Zum Thema Aufrüstung lauteten seine mahnenden Worte, dass "Russland im Moment 25 Kampfpanzer pro Monat produziert, Deutschland drei im Jahr."
Bei einer weiteren Veranstaltung, diesmal an der frischen Luft vor dem Hamburger Michel, habe ein "Bundeswehrmann" demnach die Teilnehmer gefragt:
"Was tun, wenn verbündete Truppen durch unsere Stadt müssen? Was tun, wenn die Elbe gesperrt ist, das Schienennetz angegriffen wird? Was tun, wenn Rewe und Aldi wegen Strommangel nicht öffnen können, die Straßen von Militärkolonnen genutzt werden und Wasser nicht mehr aus dem Hahn fließt?"
Der Hauptgeschäftsführer der Handelskammer habe auf FAZ-Anfrage erklärt, dass er solche Termine "grundsätzlich unterstütze", da "wir das Bewusstsein schärfen müssen, wie wichtig eine gut vorbereitete und widerstandsfähige Wirtschaft für die zivile und militärische Verteidigung Deutschlands ist."
Hamburgs Bürgermeister Peter Tschentscher (SPD) bekräftigte die Bereitschaft der Hansestadtpolitik, solche Veranstaltungen weiter zu unterstützen, da "man sich der logistischen Bedeutung des Hafens bewusst sei". Der NDR hatte bereits Ende September über eine größere Bundeswehrübung am Hamburger Hafen informiert. Damals hieß es:
"Drei Tage lang haben Bundeswehr, Heimatschutz und zivile Behörden im Hamburger Hafen den Ernstfall geprobt. Es ging um den Schutz wichtiger Infrastruktur. 'Red Storm Alpha' war kein klassisches Manöver. Bei der Übung im Hamburger Hafen, an der rund 100 Soldatinnen und Soldaten teilnahmen, ging es um die Absicherung von Hafenanlagen."

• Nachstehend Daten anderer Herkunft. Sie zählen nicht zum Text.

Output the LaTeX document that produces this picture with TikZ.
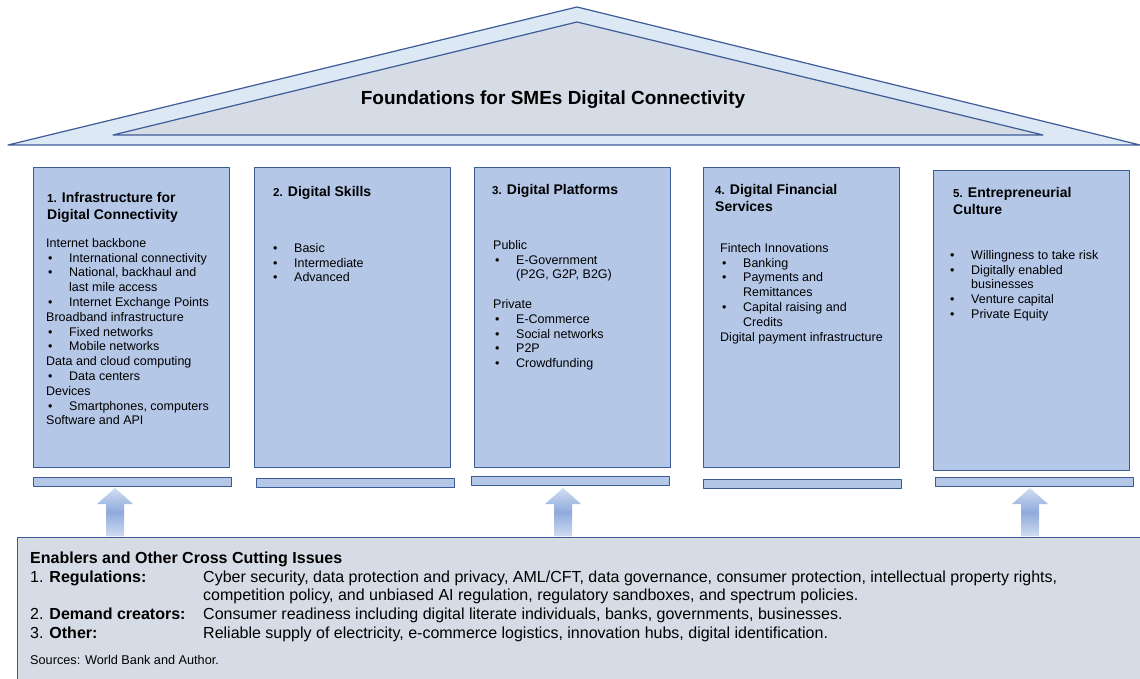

Der Hamburger Senat hat laut FAZ "seinerseits auf die Bedrohungslage schon reagiert" und dafür mehr als 40 zusätzliche Stellen geschaffen, "um Krisenbewältigung und Bevölkerungsschutz zu stärken". Die Erfahrungen aus der Hamburger Manöver-Übung im September wurden demnach in den "Operationsplan Deutschland" eingearbeitet, "der trotz seiner 1.000 Seiten keineswegs fertig ist, weil vielfach Informationen erst bruchstückhaft vorliegen." Es handele sich laut Bundeswehr-Jargon um ein sogenanntes "living document".
Bertram Brossardt, Hauptgeschäftsführer der Vereinigung der Bayerischen Wirtschaft, erklärte laut FAZ wörtlich in einem Branchenvorwort zur Gesamtthematik des Bevölkerungsschutzes im Ernstfall zu möglichen juristischen Hürden bei der Umsetzung von Sonderregelungen:
"Wenn es zur Abwendung schwerwiegender Gefahren unerlässlich sein sollte, würden die Regelungen sogar eine Umstellung der gesamten Wirtschaft auf Planwirtschaft durch den Staat erlauben."
So sei für Arbeitnehmer laut Gesetz "vieles geregelt", so im Arbeitssicherstellungsgesetz, "durch das die Verpflichtung zur Tätigkeit in bestimmten Bereichen ermöglicht wird, von der Wasserversorgung bis zu Verkehrsunternehmen."
Der Rechtsrahmen in Deutschland könnte daher "im Fall des Falles" für einen weitreichenden Durchgriff auf die Unternehmen ausreichen. Im Zuge der Gasversorgungskrise sei bereits erkennbar gewesen, "wie schnell die Politik die Regeln diktiert hat", so die FAZ-Autorin abschließend erinnernd.
Am 20. November titelt themenbezogen die Berliner Zeitung: "'Wir brauchen dringend Wehrerfassung' – Bundesverteidigungsminister Pistorius sagt, Deutschland müsse sich auf den Verteidigungsfall vorbereiten." In dem Artikel wird der Minister mit der "Warnung" zitiert, dass "wir derzeit nicht wissen, wen wir mobilisieren könnten, wenn morgen der Verteidigungsfall einträte."